7. The plaintiff is not entitled to a prohibitory injunction to restrain defendant from doing what he is not attempting and does not intend to do.
8. Under the facts and circumstances of this case, the plaintiff is not entitled to a mandatory injunction to compel defendant to remove the piles of material on the bank and the bar in the river, or either of them.
9. Judgment should be entered in favor of the defendant, M. H. Bigan, and the complaint dismissed on the merits.NOTES
 See Testimony, pp. 12, 13, and also pp. 48 and 51.
 "It shall not be lawful to construct or commence the construction of any bridge, dam, dike, or causeway over or in any * * * navigable river, or other navigable water of the United States until the consent of Congress to the building of such structures shall have been obtained and until the plans for the same shall have been submitted to and approved by the Chief of Engineers and by the Secretary of the Army."

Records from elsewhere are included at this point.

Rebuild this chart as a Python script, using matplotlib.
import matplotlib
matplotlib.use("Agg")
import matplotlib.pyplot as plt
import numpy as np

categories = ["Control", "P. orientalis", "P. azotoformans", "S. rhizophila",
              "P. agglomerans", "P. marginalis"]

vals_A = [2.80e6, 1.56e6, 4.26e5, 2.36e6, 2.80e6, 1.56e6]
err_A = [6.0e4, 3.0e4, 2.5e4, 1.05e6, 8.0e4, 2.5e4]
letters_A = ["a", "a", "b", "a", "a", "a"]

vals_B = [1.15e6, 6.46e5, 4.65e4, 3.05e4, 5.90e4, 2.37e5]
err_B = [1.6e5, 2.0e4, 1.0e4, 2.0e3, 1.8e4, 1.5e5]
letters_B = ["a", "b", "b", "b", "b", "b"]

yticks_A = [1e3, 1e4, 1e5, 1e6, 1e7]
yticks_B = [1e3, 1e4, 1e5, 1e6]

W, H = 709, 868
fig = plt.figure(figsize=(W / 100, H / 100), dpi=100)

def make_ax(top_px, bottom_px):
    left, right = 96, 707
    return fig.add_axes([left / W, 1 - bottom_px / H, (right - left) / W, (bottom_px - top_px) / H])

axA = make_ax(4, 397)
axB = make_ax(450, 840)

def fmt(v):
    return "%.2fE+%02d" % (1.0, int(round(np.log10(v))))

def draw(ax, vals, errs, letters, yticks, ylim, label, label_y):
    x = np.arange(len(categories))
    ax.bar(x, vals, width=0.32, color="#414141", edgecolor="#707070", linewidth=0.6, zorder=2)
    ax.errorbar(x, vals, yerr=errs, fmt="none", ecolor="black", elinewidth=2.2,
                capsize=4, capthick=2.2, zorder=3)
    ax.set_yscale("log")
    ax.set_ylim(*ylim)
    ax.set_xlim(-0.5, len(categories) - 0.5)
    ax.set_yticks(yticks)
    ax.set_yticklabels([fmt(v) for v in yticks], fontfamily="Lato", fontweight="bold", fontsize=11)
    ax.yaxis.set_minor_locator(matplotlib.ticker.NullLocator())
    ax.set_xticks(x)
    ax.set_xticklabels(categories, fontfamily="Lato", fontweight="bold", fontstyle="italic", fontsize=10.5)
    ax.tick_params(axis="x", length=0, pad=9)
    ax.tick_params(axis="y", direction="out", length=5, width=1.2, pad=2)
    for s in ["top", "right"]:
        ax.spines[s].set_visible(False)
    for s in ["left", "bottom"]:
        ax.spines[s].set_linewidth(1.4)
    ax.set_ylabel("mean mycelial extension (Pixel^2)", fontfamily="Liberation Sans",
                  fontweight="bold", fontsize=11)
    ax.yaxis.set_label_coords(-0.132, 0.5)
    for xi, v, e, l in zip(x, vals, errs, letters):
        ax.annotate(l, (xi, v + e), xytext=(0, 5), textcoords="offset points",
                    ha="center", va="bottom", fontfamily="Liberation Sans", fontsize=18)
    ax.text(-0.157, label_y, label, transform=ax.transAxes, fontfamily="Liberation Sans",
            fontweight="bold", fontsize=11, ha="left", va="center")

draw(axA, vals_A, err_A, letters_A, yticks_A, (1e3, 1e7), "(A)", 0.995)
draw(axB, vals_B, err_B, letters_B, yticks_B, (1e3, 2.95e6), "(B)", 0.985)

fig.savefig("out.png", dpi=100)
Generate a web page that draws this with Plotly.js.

 H. Christiansen & Sons v. City of Duluth, 8 Cir., 1946, 154 F.2d 205, 207; cf. Yates v. United States, 354 U.S. 298, pages 304, 310, 77 S. Ct. 1064, 1 L. Ed. 2d 1356; United States v. Resnick, 1936, 299 U.S. 207, 209, 57 S. Ct. 126, 81 L. Ed. 127; United States v. Calamaro, 3 Cir., 1956, 236 F.2d 182, 185, affirmed 354 U.S. 351, 77 S. Ct. 1138, 1 L. Ed. 1394.
 It is to be noted that the penalty section (§ 12, 33 U.S.C.A. § 406) in authorizing a mandatory injunction uses the word "erected" which implies that an intentional rather than a negligent act was intended by Congress.
 See also, Bowles v. Sauer, D.C.W.D.Pa. 1947, 6 F.R.D. 571, 579; Walling v. Todd, D.C.M.D.Pa.1943, 52 F. Supp. 62, 65; Rinderknecht v. Toledo Association of Credit Men, D.C.N.D.Ohio W.D.1935, 13 F. Supp. 555, 560.
 Even the provision for mandatory injunction authorized by § 12 for violation of §§ 9, 10 and 11 appears to be discretionary. Cf. State of South Carolina ex rel. Maybank v. South Carolina E. & Gas Co., D.C.E.D.S.Car.1941, 41 F. Supp. 111, 118-119.
 State of Pennsylvania v. Wheeling & Bridge Co., 13 How. 518, 54 U.S. 518, 567, 14 L. Ed. 249; F. S. Royster Guano Co. v. Outten, 4 Cir., 1920, 266 F. 484; Gulf Atlantic Transp. Co. v. Becker County Sand & G. Co., D.C.E.D.N.C. 1954, 122 F. Supp. 13.
 Compare Corby v. Ramsdell, 2 Cir., 1931, 48 F.2d 701.
 Although plaintiff in its complaint did not request that defendant be compelled to restore the bank of the river to its natural condition, it did so at oral argument and in its brief. See "Conclusion", page 36 of plaintiff's brief.